命名实体识别是信息提取、问答系统、句法分析、机器翻译等应用领域的重要基础工具,在自然语言处理技术走向实用化的过程中占有重要地位。
一般来说,命名实体识别的任务就是识别出待处理文本中三大类(实体类、时间类和数字类)、七小类(人名、机构名、地名、时间、日期、货币和百分比)命名实体。
利用手工编写的规则,将文本与规则进行匹配,从而识别出命名实体。
例如:
规则1:《姓氏》 [\u4e00-\u9fa5]{1,4} “老师|同学”
规则2:《地名》“大学”
在上面的规则中,使用词性、字符串、正则表达式等编写。
规则1可以识别姓氏开头、老师或者同学结尾的人名,如“张晓明老师”、“王小二同学”等。
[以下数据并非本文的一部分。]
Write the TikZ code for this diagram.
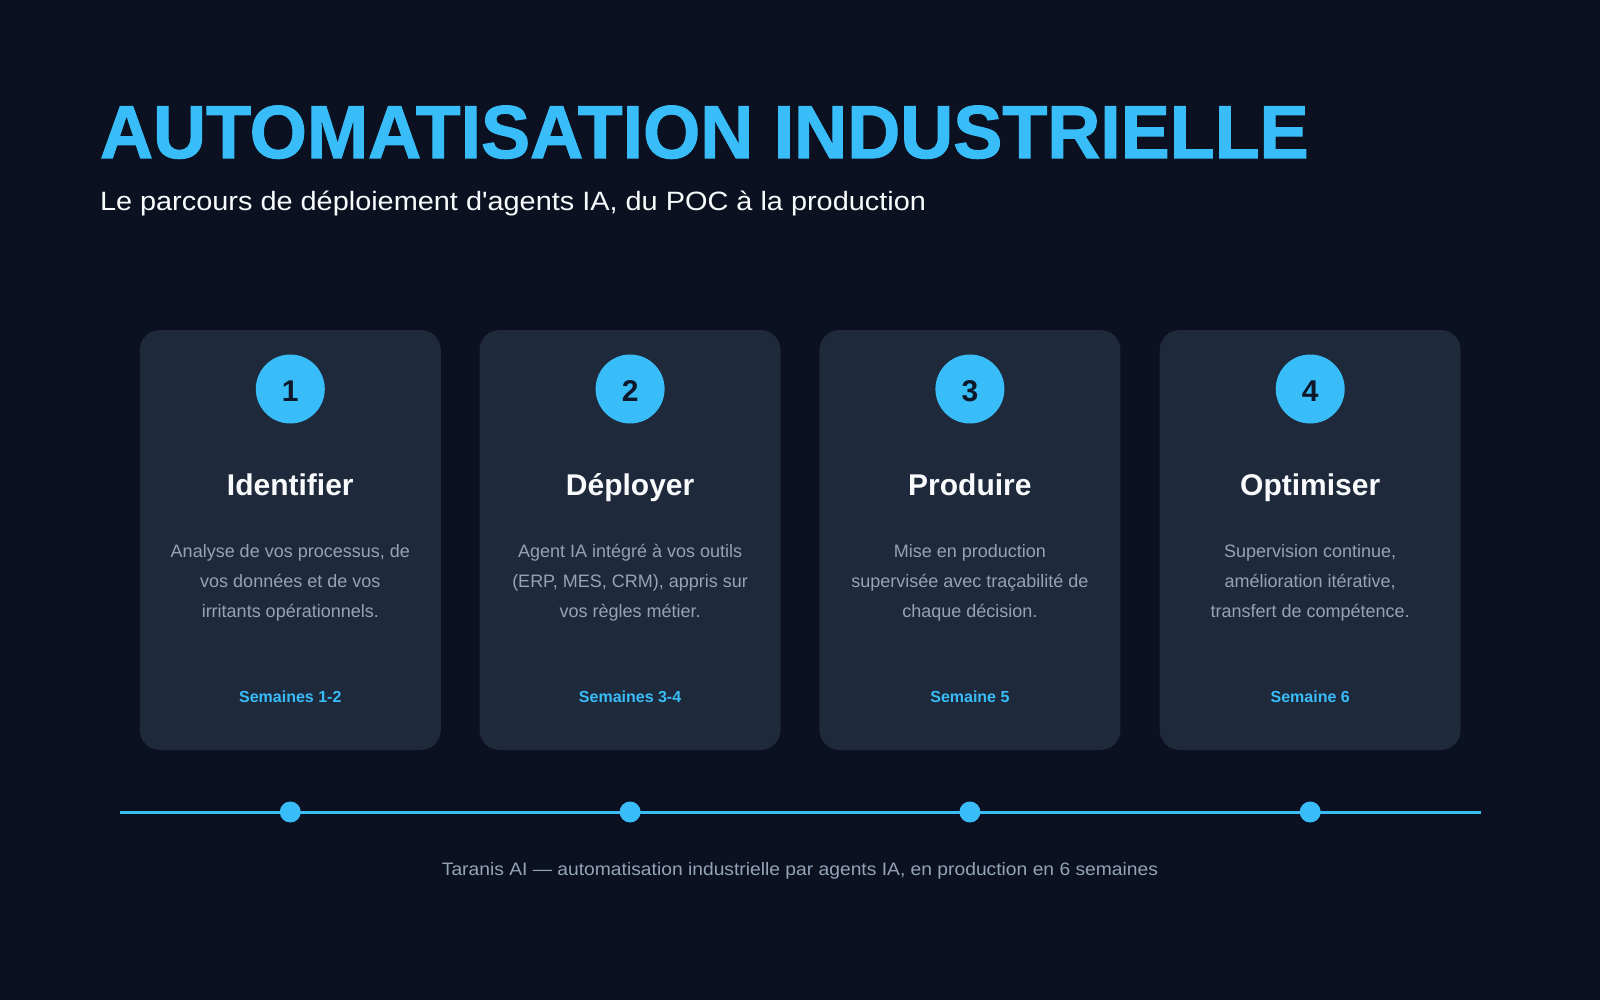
\documentclass[tikz,border=0pt]{standalone}
\usepackage{fontspec}
\setmainfont{Liberation Sans}
\newfontfamily\heavyfont[FakeBold=1.5]{Liberation Sans Bold}
\definecolor{bg}{HTML}{0B1120}
\definecolor{cardfill}{HTML}{1E293B}
\definecolor{accent}{HTML}{38BDF8}
\definecolor{numtext}{HTML}{0F172A}
\definecolor{desc}{HTML}{94A3B8}
\definecolor{whitetext}{HTML}{F8FAFC}
\tikzset{
  cardbox/.style={fill=cardfill, rounded corners=20pt, minimum width=301pt, minimum height=420pt, inner sep=0pt},
  numcircle/.style={circle, fill=accent, minimum size=69pt, inner sep=0pt},
  numlabel/.style={anchor=base, text=numtext, font=\bfseries\fontsize{30}{32}\selectfont},
  cardtitle/.style={anchor=base, text=whitetext, font=\bfseries\fontsize{30}{34}\selectfont},
  descline/.style={anchor=base, text=desc, font=\fontsize{18}{22}\selectfont},
  weeks/.style={anchor=base, text=accent, font=\bfseries\fontsize{16}{19}\selectfont},
  tdot/.style={circle, fill=accent, minimum size=21pt, inner sep=0pt},
}
\newcommand{\stagecard}[8]{%
  \node[cardbox] (card#1) at (#2,540) {};
  \node[numcircle] (circ#1) at (#2,389) {};
  \node[numlabel] (num#1) at (#2,401) {#3};
  \node[cardtitle] (title#1) at (#2,495) {#4};
  \node[descline] (desca#1) at (#2,557) {#5};
  \node[descline] (descb#1) at (#2,587) {#6};
  \node[descline] (descc#1) at (#2,617) {#7};
  \node[weeks] (weeks#1) at (#2,702) {#8};
}
\begin{document}
\begin{tikzpicture}[x=1pt,y=-1pt, every node/.style={inner sep=0pt, outer sep=0pt}]
\fill[bg] (0,0) rectangle (1600,1000);
\useasboundingbox (0,0) rectangle (1600,1000);
\node[anchor=base west, text=accent, font=\heavyfont\fontsize{75}{80}\selectfont] (maintitle) at (100,158) {\scalebox{0.98}[1]{AUTOMATISATION INDUSTRIELLE}};
\node[anchor=base west, text=whitetext, font=\fontsize{26.5}{30}\selectfont] (subtitle) at (100,211) {\scalebox{1.09}[1]{Le parcours de déploiement d\textquotesingle agents IA, du POC à la production}};
\stagecard{1}{290.3}{1}{Identifier}{Analyse de vos processus, de}{vos données et de vos}{irritants opérationnels.}{Semaines 1-2}
\stagecard{2}{630.1}{2}{Déployer}{Agent IA intégré à vos outils}{(ERP, MES, CRM), appris sur}{vos règles métier.}{Semaines 3-4}
\stagecard{3}{969.9}{3}{Produire}{Mise en production}{supervisée avec traçabilité de}{chaque décision.}{Semaine 5}
\stagecard{4}{1310.2}{4}{Optimiser}{Supervision continue,}{amélioration itérative,}{transfert de compétence.}{Semaine 6}
\coordinate (tlstart) at (120,812);
\coordinate (tlend) at (1481,812);
\draw[accent, line width=3pt] (tlstart) -- (tlend);
\node[tdot] (dot1) at (290.3,812) {};
\node[tdot] (dot2) at (630.1,812) {};
\node[tdot] (dot3) at (969.9,812) {};
\node[tdot] (dot4) at (1310.2,812) {};
\node[anchor=base, text=desc, font=\fontsize{18}{22}\selectfont] (footer) at (800,875.5) {\scalebox{1.07}[1]{Taranis AI — automatisation industrielle par agents IA, en production en 6 semaines}};
\end{tikzpicture}
\end{document}
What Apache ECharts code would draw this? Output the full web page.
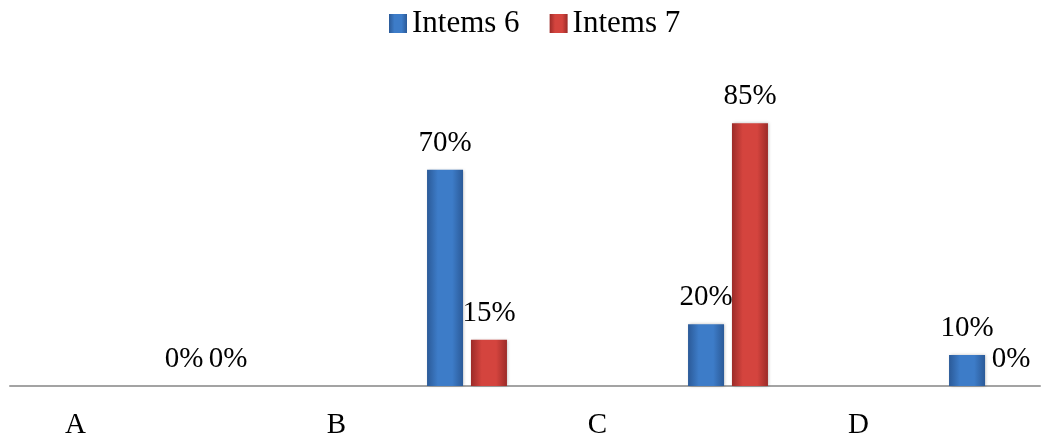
<!DOCTYPE html>
<html>
<head>
<meta charset="utf-8">
<script src="https://cdn.jsdelivr.net/npm/echarts@6/dist/echarts.min.js"></script>
<style>
  html, body { margin: 0; padding: 0; background: #fff; }
  #chart { width: 1054px; height: 439px; }
</style>
</head>
<body>
<div id="chart"></div>
<script>
const categories = ['A', 'B', 'C', 'D'];
const items6 = [0, 70, 20, 10];
const items7 = [0, 15, 85, 0];
const seriesNames = ['Intems 6', 'Intems 7'];

const font = '"Liberation Serif", "Times New Roman", serif';

// bars get a light middle and dark edges, a bit like the old 3D office look
const shade = (edge, mid) => new echarts.graphic.LinearGradient(0, 0, 1, 0, [
    {offset: 0, color: edge},
    {offset: 0.3, color: mid},
    {offset: 0.7, color: mid},
    {offset: 1, color: edge}
]);

const blue = shade('#2b5a98', '#3d7cc8');
const red = shade('#9c2b28', '#d4443e');

const label = {
    show: true,
    position: 'top',
    distance: 12,
    formatter: '{c}%',
    color: '#000',
    fontFamily: font,
    fontSize: 29
};

const chart = echarts.init(document.getElementById('chart'));
chart.setOption({
    animation: false,
    legend: {
        data: seriesNames,
        left: 389,
        top: 8,
        padding: 0,
        itemWidth: 18,
        itemHeight: 19,
        itemGap: 30,
        icon: 'rect',
        textStyle: {fontFamily: font, fontSize: 31, color: '#000'}
    },
    grid: [
        // bars: band width matches the spacing in the picture (261px)
        {left: 75.5, width: 1044, top: 77, height: 309, containLabel: false, outerBoundsMode: 'none'},
        // baseline only
        {left: 10, right: 14, top: 77, height: 309, containLabel: false, outerBoundsMode: 'none'}
    ],
    xAxis: [
        {
            type: 'category',
            gridIndex: 0,
            data: categories,
            axisLine: {show: false},
            axisTick: {show: false},
            axisLabel: {
                interval: 0,
                margin: 25,
                color: '#000',
                fontFamily: font,
                fontSize: 29,
                // the labels sit at the start of each band, not the middle
                padding: [0, 261, 0, 0]
            }
        },
        {
            type: 'value',
            gridIndex: 1,
            min: 0,
            max: 1,
            axisLine: {show: true, lineStyle: {color: '#a3a3a3', width: 2}},
            axisTick: {show: false},
            axisLabel: {show: false},
            splitLine: {show: false}
        }
    ],
    yAxis: [
        {type: 'value', gridIndex: 0, min: 0, max: 100, show: false},
        {type: 'value', gridIndex: 1, min: 0, max: 1, show: false}
    ],
    series: [
        {
            name: seriesNames[0],
            type: 'bar',
            data: items6,
            barWidth: 36,
            barGap: '22%',
            itemStyle: {color: blue, shadowColor: 'rgba(0,0,0,0.25)', shadowBlur: 3, shadowOffsetX: 1},
            label: label
        },
        {
            name: seriesNames[1],
            type: 'bar',
            data: items7,
            barWidth: 36,
            barGap: '22%',
            itemStyle: {color: red, shadowColor: 'rgba(0,0,0,0.25)', shadowBlur: 3, shadowOffsetX: 1},
            label: label
        }
    ]
});
</script>
</body>
</html>
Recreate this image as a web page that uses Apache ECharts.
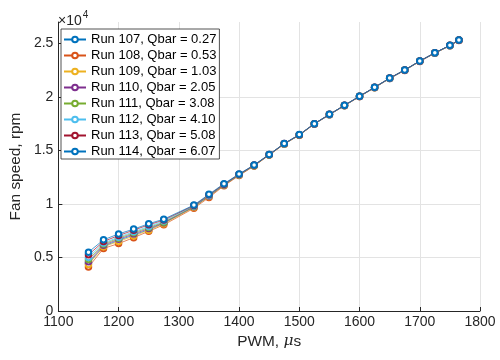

规则2可以识别大学名称,如北京大学、深圳大学、南昌大学、武汉大学等。
通常来说,规则编写可以用到:词性、词语、字符串、正则表达式、句法信息等。
优点:
1、构建规则速度较快
2、无需特殊标注数据
3、实例化容易,易于理解
缺点:
1、构建规则需要大量的语言学知识
2、规则之间的冲突问题不容易处理
3、构建规则的过程费时费力、可移植性差
HMM模型:
用隐马尔可夫模型(HMM)做命名实体识别(NER),具体方法可参考下面这篇博文:
https://blog.csdn.net/omnispace/article/details/89953185
优点:
1、无需手工编写规则,适用性更强
缺点:
1、HMM存在两个假设:一是输出观察值之间严格独立,二是状态的转移过程中当前状态只与前一状态有关。因此无法更好的利用上下文信息。
CRF模型:
优点:
1、去除了HMM中两个不合理的假设,能更好的利用上下文特征
2、解决了MEMM模型(最大熵隐马模型)标注偏置问题
缺点:
1、模型变复杂了
2、较好的利用了上下文特征,但还不够深入
实战
数据标注
数据的格式如下,它的每一行由一个字及其对应的标注组成,标注集采用BIOES,句子之间用一个空行隔开。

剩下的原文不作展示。